Size Dependent Strengthening of Highly Textured Cu-BN Multilayers

Nanostructured metal/ceramic multilayers via tailoring layer thickness opens a pathway to design high strength and toughness composite materials. In this work, we employed a combination of Berkovich and Spherical nanoindentation to study the in-depth mechanical properties and strain hardening/softening mechanism of highly textured Cu/c-BN multilayers. Berkovich nanoindentation is able to measure the hardness, which is proportional to flow stress (σ_f), while Spherical nanoindentation successfully captures the yield stress (σ_y) and post-yield extrusion behavior.

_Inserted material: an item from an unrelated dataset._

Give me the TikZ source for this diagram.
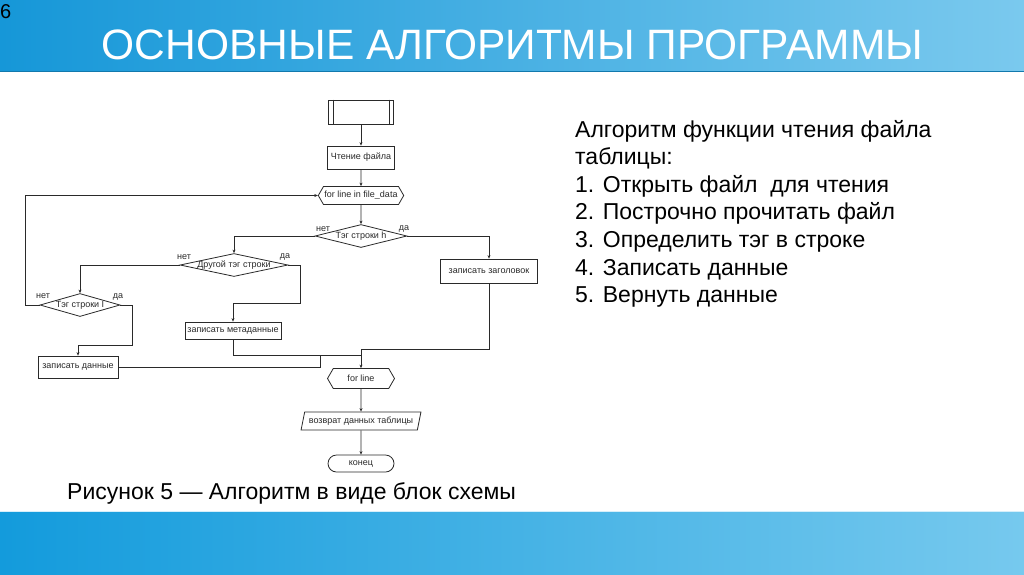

Both yield stress and flow stress increase with decreasing layer thickness (h), and reach their maximum (σ_y = 15 GPa; σ_f = 21 GPa) when h = 5 nm. The multilayers show significant softening when h is less than 5 nm. Microscopic characterization confirms that the swap of deformation mechanisms is responsible for the size-dependent deformation behaviors. Plastic extrusion of Cu layers and brittle fracture of c-BN layers accompanied by dislocation pile-up are dominant when h > 5 nm, while Cu and c-BN layers are co-deformed when h < 5 nm. The findings provide insights into the design of advanced metal/ceramic nanolayered composites with excellent mechanical properties.